Saved data entries:

##############################

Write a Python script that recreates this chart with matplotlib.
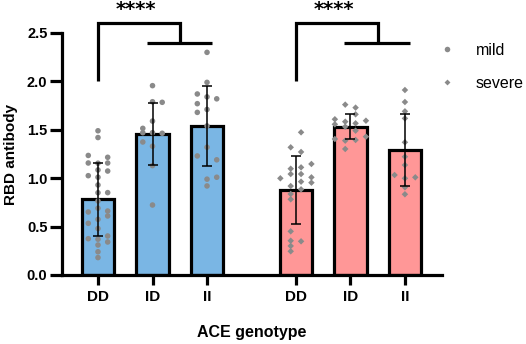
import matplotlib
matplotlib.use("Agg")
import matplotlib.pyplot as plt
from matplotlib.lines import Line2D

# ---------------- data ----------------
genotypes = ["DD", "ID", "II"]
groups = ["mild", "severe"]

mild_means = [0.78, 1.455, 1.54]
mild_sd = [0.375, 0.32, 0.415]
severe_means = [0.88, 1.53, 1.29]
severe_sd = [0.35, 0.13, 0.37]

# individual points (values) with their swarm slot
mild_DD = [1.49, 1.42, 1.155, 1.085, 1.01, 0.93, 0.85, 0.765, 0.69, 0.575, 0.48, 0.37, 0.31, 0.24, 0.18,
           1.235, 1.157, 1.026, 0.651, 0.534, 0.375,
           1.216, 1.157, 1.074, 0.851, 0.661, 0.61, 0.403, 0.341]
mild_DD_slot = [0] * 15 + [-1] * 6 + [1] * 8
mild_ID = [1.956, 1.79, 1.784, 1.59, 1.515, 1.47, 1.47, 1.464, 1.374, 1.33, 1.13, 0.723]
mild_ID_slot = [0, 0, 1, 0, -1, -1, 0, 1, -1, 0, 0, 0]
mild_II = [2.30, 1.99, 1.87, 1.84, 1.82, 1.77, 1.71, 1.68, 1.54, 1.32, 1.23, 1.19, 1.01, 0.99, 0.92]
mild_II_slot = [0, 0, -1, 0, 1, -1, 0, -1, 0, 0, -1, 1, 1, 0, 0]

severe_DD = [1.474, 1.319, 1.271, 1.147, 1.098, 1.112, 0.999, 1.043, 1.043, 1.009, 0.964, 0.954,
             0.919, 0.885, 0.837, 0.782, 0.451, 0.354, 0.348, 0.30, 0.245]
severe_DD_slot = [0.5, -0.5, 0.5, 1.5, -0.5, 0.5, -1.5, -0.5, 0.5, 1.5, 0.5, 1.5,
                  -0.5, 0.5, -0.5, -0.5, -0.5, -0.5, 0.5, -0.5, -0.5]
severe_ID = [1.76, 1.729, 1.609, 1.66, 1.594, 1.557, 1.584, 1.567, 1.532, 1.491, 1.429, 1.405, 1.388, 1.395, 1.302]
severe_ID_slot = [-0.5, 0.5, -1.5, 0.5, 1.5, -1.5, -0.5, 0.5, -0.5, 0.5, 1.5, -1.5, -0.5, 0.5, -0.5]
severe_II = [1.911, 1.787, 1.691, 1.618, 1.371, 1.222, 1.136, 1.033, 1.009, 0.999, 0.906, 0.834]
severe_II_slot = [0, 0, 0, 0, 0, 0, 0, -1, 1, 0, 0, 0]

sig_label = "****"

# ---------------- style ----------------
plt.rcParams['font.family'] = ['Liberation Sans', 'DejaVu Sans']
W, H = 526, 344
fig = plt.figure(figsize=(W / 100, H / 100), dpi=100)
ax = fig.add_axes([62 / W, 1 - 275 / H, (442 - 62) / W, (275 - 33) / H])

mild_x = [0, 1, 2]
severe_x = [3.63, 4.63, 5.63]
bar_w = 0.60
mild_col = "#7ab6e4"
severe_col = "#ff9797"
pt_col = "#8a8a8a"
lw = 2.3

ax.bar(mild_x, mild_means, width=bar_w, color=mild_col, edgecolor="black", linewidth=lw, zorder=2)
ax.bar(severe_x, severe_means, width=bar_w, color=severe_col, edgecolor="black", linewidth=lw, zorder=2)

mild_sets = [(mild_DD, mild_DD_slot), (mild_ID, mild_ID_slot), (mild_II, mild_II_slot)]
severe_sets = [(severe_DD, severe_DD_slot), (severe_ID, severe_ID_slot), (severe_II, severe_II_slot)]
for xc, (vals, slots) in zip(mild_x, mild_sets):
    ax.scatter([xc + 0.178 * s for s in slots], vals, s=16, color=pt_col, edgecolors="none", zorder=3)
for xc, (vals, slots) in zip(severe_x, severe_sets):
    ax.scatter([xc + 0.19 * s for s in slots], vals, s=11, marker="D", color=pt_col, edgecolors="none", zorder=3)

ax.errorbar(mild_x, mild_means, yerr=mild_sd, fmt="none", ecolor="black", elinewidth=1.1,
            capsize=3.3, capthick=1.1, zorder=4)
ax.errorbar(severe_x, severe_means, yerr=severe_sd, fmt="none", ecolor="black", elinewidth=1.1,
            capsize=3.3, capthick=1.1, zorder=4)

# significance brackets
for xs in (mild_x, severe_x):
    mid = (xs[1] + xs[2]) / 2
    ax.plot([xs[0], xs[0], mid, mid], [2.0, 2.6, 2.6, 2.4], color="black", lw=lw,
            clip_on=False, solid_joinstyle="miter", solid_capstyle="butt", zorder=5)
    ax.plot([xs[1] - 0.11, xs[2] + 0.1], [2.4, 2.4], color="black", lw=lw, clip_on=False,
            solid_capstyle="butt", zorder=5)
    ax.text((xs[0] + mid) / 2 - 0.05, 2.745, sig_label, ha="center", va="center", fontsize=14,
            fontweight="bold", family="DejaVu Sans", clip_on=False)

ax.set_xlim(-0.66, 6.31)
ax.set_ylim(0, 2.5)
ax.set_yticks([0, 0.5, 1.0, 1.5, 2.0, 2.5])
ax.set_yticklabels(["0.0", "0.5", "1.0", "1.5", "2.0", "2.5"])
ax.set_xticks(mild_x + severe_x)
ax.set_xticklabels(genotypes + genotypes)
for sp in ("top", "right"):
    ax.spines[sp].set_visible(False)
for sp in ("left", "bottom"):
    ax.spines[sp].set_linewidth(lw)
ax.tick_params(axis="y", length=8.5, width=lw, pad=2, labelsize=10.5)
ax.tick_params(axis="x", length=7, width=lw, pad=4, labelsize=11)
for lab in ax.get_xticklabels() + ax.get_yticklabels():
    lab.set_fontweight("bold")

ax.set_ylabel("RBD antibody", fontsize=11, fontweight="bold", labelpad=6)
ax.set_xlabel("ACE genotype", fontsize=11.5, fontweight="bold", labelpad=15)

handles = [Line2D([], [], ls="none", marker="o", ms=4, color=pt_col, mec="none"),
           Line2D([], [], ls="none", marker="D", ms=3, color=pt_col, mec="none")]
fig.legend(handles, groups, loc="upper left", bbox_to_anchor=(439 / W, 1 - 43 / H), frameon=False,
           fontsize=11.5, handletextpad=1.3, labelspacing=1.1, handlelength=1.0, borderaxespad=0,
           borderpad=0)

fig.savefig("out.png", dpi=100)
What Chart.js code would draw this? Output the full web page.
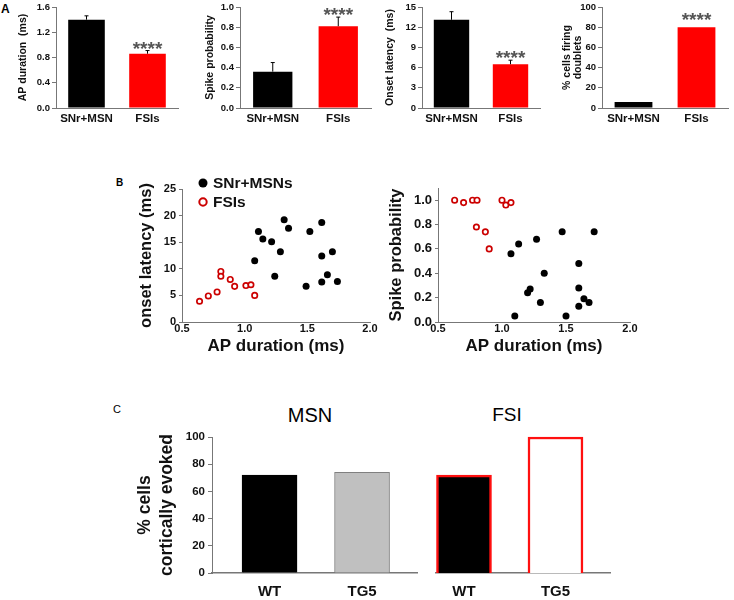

##############################

WHAT YOU HAVE TO DO:
Your task is to reproduce exactly the lines from the start of the data above through the line containing "ax = fig.add_axes([62", leaving every picture out.

TASK RESPONSE:
Write a Python script that recreates this chart with matplotlib.
import matplotlib
matplotlib.use("Agg")
import matplotlib.pyplot as plt
from matplotlib.lines import Line2D

# ---------------- data ----------------
genotypes = ["DD", "ID", "II"]
groups = ["mild", "severe"]

mild_means = [0.78, 1.455, 1.54]
mild_sd = [0.375, 0.32, 0.415]
severe_means = [0.88, 1.53, 1.29]
severe_sd = [0.35, 0.13, 0.37]

# individual points (values) with their swarm slot
mild_DD = [1.49, 1.42, 1.155, 1.085, 1.01, 0.93, 0.85, 0.765, 0.69, 0.575, 0.48, 0.37, 0.31, 0.24, 0.18,
           1.235, 1.157, 1.026, 0.651, 0.534, 0.375,
           1.216, 1.157, 1.074, 0.851, 0.661, 0.61, 0.403, 0.341]
mild_DD_slot = [0] * 15 + [-1] * 6 + [1] * 8
mild_ID = [1.956, 1.79, 1.784, 1.59, 1.515, 1.47, 1.47, 1.464, 1.374, 1.33, 1.13, 0.723]
mild_ID_slot = [0, 0, 1, 0, -1, -1, 0, 1, -1, 0, 0, 0]
mild_II = [2.30, 1.99, 1.87, 1.84, 1.82, 1.77, 1.71, 1.68, 1.54, 1.32, 1.23, 1.19, 1.01, 0.99, 0.92]
mild_II_slot = [0, 0, -1, 0, 1, -1, 0, -1, 0, 0, -1, 1, 1, 0, 0]

severe_DD = [1.474, 1.319, 1.271, 1.147, 1.098, 1.112, 0.999, 1.043, 1.043, 1.009, 0.964, 0.954,
             0.919, 0.885, 0.837, 0.782, 0.451, 0.354, 0.348, 0.30, 0.245]
severe_DD_slot = [0.5, -0.5, 0.5, 1.5, -0.5, 0.5, -1.5, -0.5, 0.5, 1.5, 0.5, 1.5,
                  -0.5, 0.5, -0.5, -0.5, -0.5, -0.5, 0.5, -0.5, -0.5]
severe_ID = [1.76, 1.729, 1.609, 1.66, 1.594, 1.557, 1.584, 1.567, 1.532, 1.491, 1.429, 1.405, 1.388, 1.395, 1.302]
severe_ID_slot = [-0.5, 0.5, -1.5, 0.5, 1.5, -1.5, -0.5, 0.5, -0.5, 0.5, 1.5, -1.5, -0.5, 0.5, -0.5]
severe_II = [1.911, 1.787, 1.691, 1.618, 1.371, 1.222, 1.136, 1.033, 1.009, 0.999, 0.906, 0.834]
severe_II_slot = [0, 0, 0, 0, 0, 0, 0, -1, 1, 0, 0, 0]

sig_label = "****"

# ---------------- style ----------------
plt.rcParams['font.family'] = ['Liberation Sans', 'DejaVu Sans']
W, H = 526, 344
fig = plt.figure(figsize=(W / 100, H / 100), dpi=100)
ax = fig.add_axes([62 / W, 1 - 275 / H, (442 - 62) / W, (275 - 33) / H])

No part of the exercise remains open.